Isn't it a crazy price?


----------



## PETE (Apr 2, 2008)

its a little high at about 3.35 a stick but i find it faster then the mud on


----------



## Bevelation (Dec 20, 2008)

$3.35 for an 8, 9, or 10?


----------



## PETE (Apr 2, 2008)

Bevelation said:


> $3.35 for an 8, 9, or 10?


I got 9' sticks but when I ordered them I ordered 8'. I guess they sent me what they had in stock or they messed up.


----------



## walltools (Sep 15, 2009)

victorydrywall said:


> Hello all,
> I just finished my basement out and was talking to fellas at the supply house. I deal with them pretty regularly and they told me about Hydro Trim. I got a case and used it in the basement and all I can say is WOW! It went on quick and painless. It can opened up and used for off angles as well. Wondering what you all thought of this new stuff.

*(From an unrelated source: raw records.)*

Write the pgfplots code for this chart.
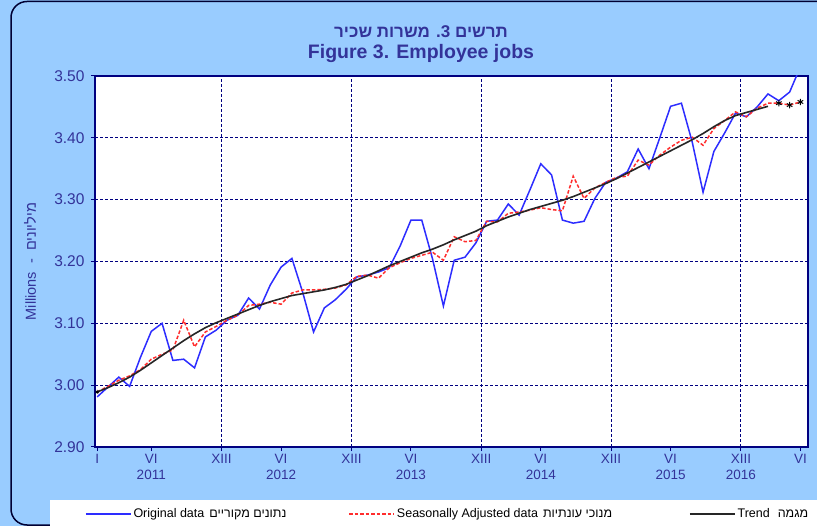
\documentclass[border=0pt]{standalone}
\usepackage{pgfplots}
\pgfplotsset{compat=1.18}
\usepackage{pgfplotstable}
\usepackage{fontspec}
\setmainfont{Liberation Sans}
\newfontfamily\heb[Script=Hebrew]{Liberation Sans}
\TeXXeTstate=1
\definecolor{bgblue}{RGB}{153,204,255}
\definecolor{navy}{RGB}{0,0,128}
\definecolor{txtblue}{RGB}{51,51,153}
\definecolor{origblue}{RGB}{45,45,255}
\definecolor{sared}{RGB}{255,45,45}
\pgfplotstableread{
m o s
0 2.981 2.989
1 2.997 2.998
2 3.013 3.008
3 2.998 3.015
4 3.045 3.025
5 3.087 3.042
6 3.100 3.050
7 3.040 3.057
8 3.042 3.105
9 3.028 3.062
10 3.078 3.086
11 3.089 3.095
12 3.105 3.105
13 3.113 3.113
14 3.141 3.129
15 3.123 3.131
16 3.162 3.134
17 3.191 3.131
18 3.205 3.149
19 3.150 3.154
20 3.086 3.154
21 3.125 3.155
22 3.138 3.157
23 3.155 3.162
24 3.175 3.176
25 3.178 3.178
26 3.183 3.173
27 3.190 3.190
28 3.225 3.198
29 3.267 3.205
30 3.267 3.210
31 3.204 3.215
32 3.128 3.202
33 3.202 3.240
34 3.207 3.232
35 3.230 3.234
36 3.265 3.265
37 3.267 3.264
38 3.293 3.278
39 3.275 3.280
40 3.316 3.283
41 3.358 3.287
42 3.340 3.284
43 3.267 3.282
44 3.262 3.338
45 3.265 3.302
46 3.302 3.319
47 3.328 3.328
48 3.335 3.336
49 3.345 3.338
50 3.382 3.364
51 3.350 3.356
52 3.400 3.372
53 3.451 3.385
54 3.456 3.396
55 3.393 3.401
56 3.312 3.388
57 3.378 3.415
58 3.408 3.428
59 3.440 3.442
60 3.434 3.434
61 3.450 3.448
62 3.471 3.456
63 3.460 3.456
64 3.474 3.453
65 3.515 3.458
}\datatab
\pgfplotstableread{
m t
0 2.989
1 2.996
2 3.004
3 3.013
4 3.024
5 3.036
6 3.048
7 3.060
8 3.072
9 3.083
10 3.093
11 3.101
12 3.108
13 3.115
14 3.122
15 3.129
16 3.135
17 3.140
18 3.145
19 3.148
20 3.151
21 3.154
22 3.158
23 3.163
24 3.170
25 3.177
26 3.185
27 3.193
28 3.200
29 3.207
30 3.214
31 3.220
32 3.227
33 3.235
34 3.242
35 3.249
36 3.258
37 3.265
38 3.272
39 3.278
40 3.284
41 3.289
42 3.294
43 3.299
44 3.305
45 3.312
46 3.319
47 3.326
48 3.334
49 3.343
50 3.352
51 3.361
52 3.370
53 3.379
54 3.388
55 3.397
56 3.407
57 3.418
58 3.428
59 3.436
60 3.441
61 3.446
62 3.451
}\trendtab
\begin{document}
\begin{tikzpicture}
\useasboundingbox (0,0) rectangle (817bp,526bp);
\fill[bgblue] (-5bp,-5bp) rectangle (830bp,535bp);
\draw[line width=1.5bp, black!80!blue, rounded corners=16bp] (11bp,1bp) rectangle (870bp,524.5bp);
\fill[white] (50bp,-5bp) rectangle (830bp,26bp);
\node[txtblue, font=\fontsize{17bp}{20bp}\selectfont\bfseries] at (421bp,494bp) {\heb\beginR תרשים 3. משרות שכיר\endR};
\node[txtblue, font=\fontsize{19.5bp}{22bp}\selectfont\bfseries] at (421bp,472bp) {Figure 3. Employee jobs};
\begin{axis}[
  at={(95bp,79bp)}, anchor=south west, scale only axis,
  width=713bp, height=371bp,
  xmin=-0.2, xmax=65.7, ymin=2.9, ymax=3.5,
  axis background/.style={fill=white},
  axis line style={navy, line width=1.1bp},
  xtick={0,5,17,29,41,53,65},
  xticklabels={I,{VI\\2011},{VI\\2012},{VI\\2013},{VI\\2014},{VI\\2015},VI},
  extra x ticks={11.5,23.5,35.5,47.5,59.5},
  extra x tick labels={XIII,XIII,XIII,XIII,{XIII\\2016}},
  extra x tick style={grid=major},
  xticklabel style={align=center, font=\fontsize{13.5bp}{16bp}\selectfont, text=txtblue},
  ytick={2.9,3.0,3.1,3.2,3.3,3.4,3.5},
  yticklabels={2.90,3.00,3.10,3.20,3.30,3.40,3.50},
  yticklabel style={font=\fontsize{15.5bp}{18bp}\selectfont, text=txtblue, xshift=-3bp},
  ymajorgrids,
  grid style={navy, line width=1bp, dash pattern=on 3bp off 2bp},
  tick align=outside, major tick length=4bp, tick style={navy, line width=1bp},
  xtick pos=bottom, ytick pos=left,
  ylabel={Millions~~-~~{\heb\beginR מיליונים\endR}},
  every axis y label/.style={at={(axis description cs:-0.091,0.5)}, rotate=90, anchor=center, font=\fontsize{14.5bp}{17bp}\selectfont, text=txtblue},
  legend columns=3,
  legend style={at={(axis description cs:-0.014,-0.181)}, anchor=west, draw=none, fill=none, inner sep=0pt, outer sep=0pt, font=\fontsize{12.5bp}{14bp}\selectfont, text=black},
  legend cell align=left,
  legend image code/.code={\draw[#1] (0bp,0bp) -- (45bp,0bp);},
]
\addplot[origblue, line width=1.5bp] table[x=m,y=o]{\datatab};
\addlegendentry{\makebox[213bp][l]{Original data\hspace{5bp}{\heb\beginR נתונים מקוריים\endR}}}
\addplot[sared, line width=1.5bp, dash pattern=on 3.5bp off 2bp] table[x=m,y=s]{\datatab};
\addlegendentry{\makebox[290bp][l]{Seasonally Adjusted data\hspace{5bp}{\heb\beginR מנוכי עונתיות\endR}}}
\addplot[black!85, line width=1.6bp] table[x=m,y=t]{\trendtab};
\addlegendentry{Trend\hspace{8bp}{\heb\beginR מגמה\endR}}
\addplot[only marks, mark=asterisk, mark size=3.2bp, black, line width=1bp, forget plot] coordinates {(63,3.456) (64,3.453) (65,3.458)};
\addplot[only marks, mark=asterisk, mark size=2bp, black, line width=0.7bp, forget plot] coordinates {(0,2.989)};
\end{axis}
\end{tikzpicture}
\end{document}
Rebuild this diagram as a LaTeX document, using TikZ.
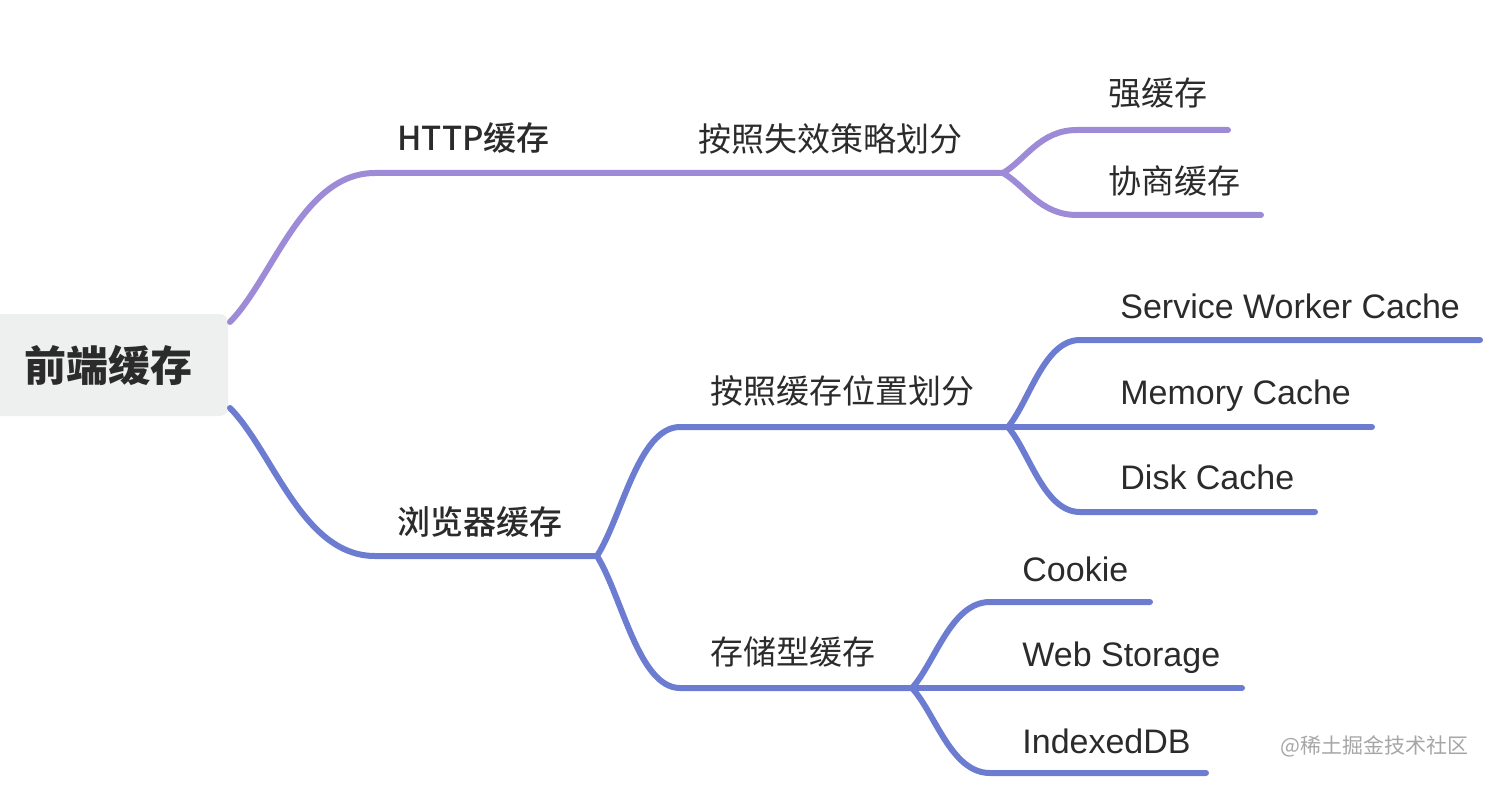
\documentclass[tikz,border=0pt]{standalone}
\usepackage{fontspec}
\setmainfont{Liberation Sans}
\newfontfamily\cjk{Noto Sans CJK SC}
\newfontfamily\cjkmed{Noto Sans CJK SC Medium}
\usetikzlibrary{calc}
\definecolor{httpc}{HTML}{9E8BD8}
\definecolor{brwc}{HTML}{6C7DD1}
\definecolor{txt}{HTML}{2B2B2B}
\definecolor{rootbg}{HTML}{EEF0F0}
\definecolor{wm}{HTML}{A6A6A6}
\begin{document}
\begin{tikzpicture}[x=0.5pt,y=-0.5pt,
  conn/.style={line width=3pt,line cap=round,line join=round},
  mmcurve/.style={to path={let \p1=(\tikztostart),\p2=(\tikztotarget) in
      .. controls ($(\p1)!0.3!(\p2)$) and (\x1/2+\x2/2,\y2) .. (\p2)}},
  lbl/.style={anchor=base west,inner sep=0pt,text=txt,font=\cjk\fontsize{16.5}{20}\selectfont},
  lbllat/.style={anchor=base west,inner sep=0pt,text=txt,font=\fontsize{17}{20}\selectfont},
  lblone/.style={anchor=base west,inner sep=0pt,text=txt,font=\cjkmed\fontsize{16.5}{20}\selectfont},
  rootbox/.style={fill=rootbg,rounded corners=4pt,minimum width=119.5pt,minimum height=51pt,
     inner sep=0pt,text=txt,font=\cjk\bfseries\fontsize{21}{24}\selectfont}]
\useasboundingbox (0,0) rectangle (1506,808);
\begin{scope}
\clip (0,0) rectangle (1506,808);
\node[rootbox] (root) at (108.5,365) {前端缓存};
\end{scope}

% coordinates
\coordinate (r1) at (230,322);
\coordinate (r2) at (230,408);
\coordinate (h0) at (375,173);
\coordinate (h1) at (1003,173);
\coordinate (s1) at (1077,130);
\coordinate (s1e) at (1228,130);
\coordinate (s2) at (1077,215);
\coordinate (s2e) at (1261,215);
\coordinate (b0) at (375,556);
\coordinate (b1) at (597,556);
\coordinate (p0) at (680,427);
\coordinate (p1) at (1008,427);
\coordinate (w1) at (1080,340);
\coordinate (w1e) at (1480,340);
\coordinate (m1e) at (1372,427);
\coordinate (d1) at (1080,512);
\coordinate (d1e) at (1315,512);
\coordinate (q0) at (680,688);
\coordinate (q1) at (912,688);
\coordinate (c1) at (990,602);
\coordinate (c1e) at (1150,602);
\coordinate (ws1e) at (1242,688);
\coordinate (i1) at (990,773);
\coordinate (i1e) at (1206,773);

% HTTP branch
\draw[conn,httpc] (r1) to[mmcurve] (h0) -- (h1);
\draw[conn,httpc] (h1) to[mmcurve] (s1) -- (s1e);
\draw[conn,httpc] (h1) to[mmcurve] (s2) -- (s2e);

% browser branch
\draw[conn,brwc] (r2) to[mmcurve] (b0) -- (b1);
\draw[conn,brwc] (b1) to[mmcurve] (p0) -- (p1);
\draw[conn,brwc] (b1) to[mmcurve] (q0) -- (q1);
\draw[conn,brwc] (p1) to[mmcurve] (w1) -- (w1e);
\draw[conn,brwc] (p1) -- (m1e);
\draw[conn,brwc] (p1) to[mmcurve] (d1) -- (d1e);
\draw[conn,brwc] (q1) to[mmcurve] (c1) -- (c1e);
\draw[conn,brwc] (q1) -- (ws1e);
\draw[conn,brwc] (q1) to[mmcurve] (i1) -- (i1e);

% labels
\node[lblone] (lhttp) at (397,151) {HTTP缓存};
\node[lbl] (lexp) at (698,152) {按照失效策略划分};
\node[lbl] (lstrong) at (1108,106) {强缓存};
\node[lbl] (lneg) at (1108,193) {协商缓存};
\node[lblone] (lbrw) at (397,534) {浏览器缓存};
\node[lbl] (lpos) at (710,403) {按照缓存位置划分};
\node[lbllat] (lsw) at (1120,318) {Service Worker Cache};
\node[lbllat] (lmem) at (1120,404) {Memory Cache};
\node[lbllat] (ldisk) at (1120,489) {Disk Cache};
\node[lbl] (lsto) at (710,664) {存储型缓存};
\node[lbllat] (lck) at (1022,581) {Cookie};
\node[lbllat] (lws) at (1022,666) {Web Storage};
\node[lbllat] (lidb) at (1022,753) {IndexedDB};
\node[anchor=base west,inner sep=0pt,text=wm,font=\cjk\fontsize{10.5}{12}\selectfont] (wmk) at (1280,753) {@稀土掘金技术社区};
\end{tikzpicture}
\end{document}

From what I've read and watched about it online, it is supposed to save quite a bit of material and labor. I'd like to hear if anyone has used the corner bead or L-trim on any big jobs.


I saw a demo of HYDROTRIM at AWCI'S INTEX SHOW in Denver this year. I actually took a little video footage of the demo. Scroll to the bottom of our home page to check it out:
http://www.walltools.com/store/ (HYDROTRIM FEATURED IN VIDEO - CLICK LINK AND SCROLL TO BOTTOM OF PAGE)

Leave it to No-Coat to pioneer new innovations. Saw some other demos over at the Trim-Tex booth that we pretty interesting too. They actually have a wall that had an array of cornerbead set up and they were pounding on each of them with a hammering tool to see what the end damage would be on each. Interesting results. I too was pretty impressed with the Hydrotrim. You won't find it for sale on our site do to the nature of shipping sticks, but it sounds like it's doing really well at the material suppliers.


----------